At least 60 residents of the Sequoia Trailer Park, fearing eviction, attended a meeting on Thursday evening with county officials to discuss the long list of code violations they received in the last few months.
Outside the Connect Community Charter School Multi-Purpose Room in North Fair Oaks, where the meeting took place, tenants told the Pulse they started receiving violations for everything from unsecured propane tanks to non-compliant sewer lines earlier this spring. Residents—some who have lived in the park for several decades—said that this was the first time they'd ever experienced a county inspection.
One such tenant, Jessica Contreras, has lived in the park for 10 years since moving from a nearby shelter. After receiving a violation for an improperly installed A/C, she decided just to remove it, fearing eviction if she didn't.
"It's an oven," she said of her trailer now.
Ester Hollander, a resident of more than 30 years, has never seen such an inspection. To comply with county regulations, she had to move an accessory unit in front of her trailer and can no longer open her shed door.
"They destroyed everybody's lives," she said.
According to residents, the county began delivering the code violations to the park's residents in March. Several weeks ago, they sent a petition, signed by 75% of the park’s residents, asking the county "to create a transparent process to formally rescind code violations that are impossible or unsafe to correct, to guarantee that a financial assistance program will pay for needed repairs and to hold park management accountable for the real health and safety issues in the park," according to a press release.
One of the problems, the tenants said, is that it's unclear what the timeline is for compliance—and what happens if they don't. They were hoping for more clarity from the county during Thursday's meeting.
Mary Whitney, a lifelong Redwood City resident and three-year tenant of the trailer park, said she thinks the county should either forgive the violations or provide residents with the resources to fix them. She estimated that it would cost her several thousand dollars to get up to code.

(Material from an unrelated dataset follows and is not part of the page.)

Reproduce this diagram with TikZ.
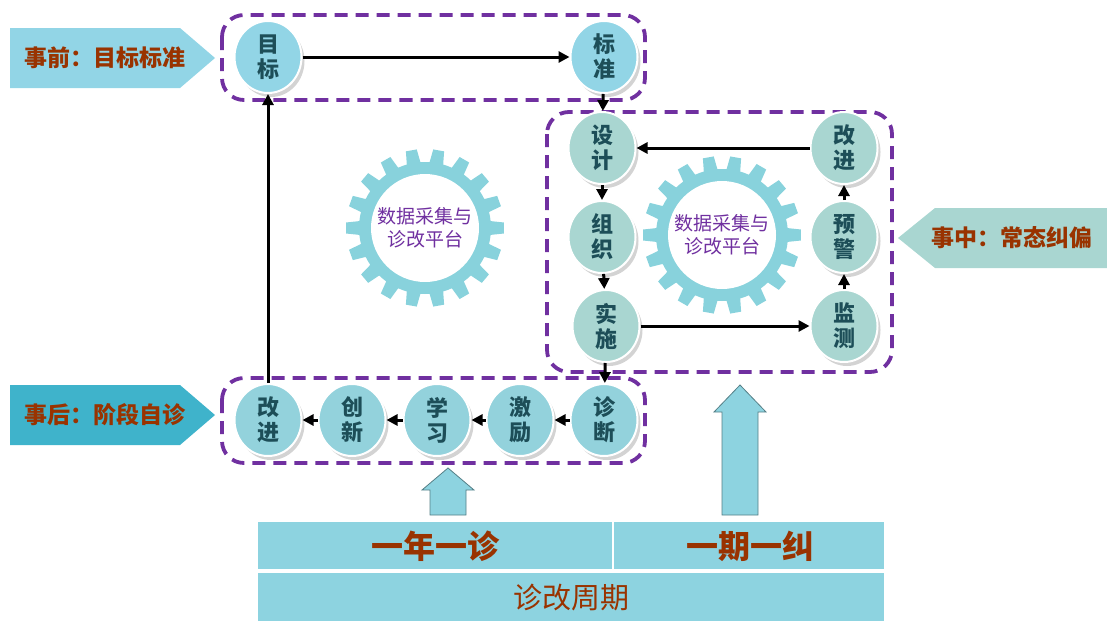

But Steve Monowitz, San Mateo County community development director, assured the residents that the county would do everything in its power to support them in addressing these code violations. He said he understood that not all changes—such as relocating trailers—would be possible.
Still, Monowitz said, tenants are ultimately responsible for bringing their homes up to code.
"It's important to demonstrate you’ve done everything in your means to address the code violations," he said.
But according to residents, the long list of code violations is just one of many gripes it has against the county.
While the county is asking residents, who collectively pay over $1 million a year to use the land under their homes to replace accessory units and secure propane tanks, the trailer park is struggling with old electrical systems, flooding and major sewage leaks.
"Literal sewage," Whitney said. "It stinks. There are flies."
Monowitz said that the county is aware of these issues and "expects a full and complete assessment of park infrastructure–electrical, sewer, waste water" from the park management.
One resident, voicing the fears of many, asked what would happen in the meantime. If the park management fails to fix sewage and electrical issues, he asked, "what happens to all of us that live there?"
“It’s not our intention to red-tag the park,” Monowitz said.
Residents seem skeptical of the county's promises to support them through this process. Many described months or even years of racism, harassment and neglect from park management. They're fed up and fearful.
"Yes, I'm afraid to speak out," Whitney said. "But these are our homes."
Residents also expressed confusion about conflicting regulations. Many purchased accessory units or stationed their trailers according to the park management’s direction. Why, after so many years, did they suddenly have to move everything to meet county codes?
After two hours, the meeting closed with a final call to action.
“I want to know, where’s the county’s accountability?” Whitney said, pointing at Monowitz.
“You have authority, we don’t,” she said to applause. “We’re residents. We've done the work. We need you guys to do the work.”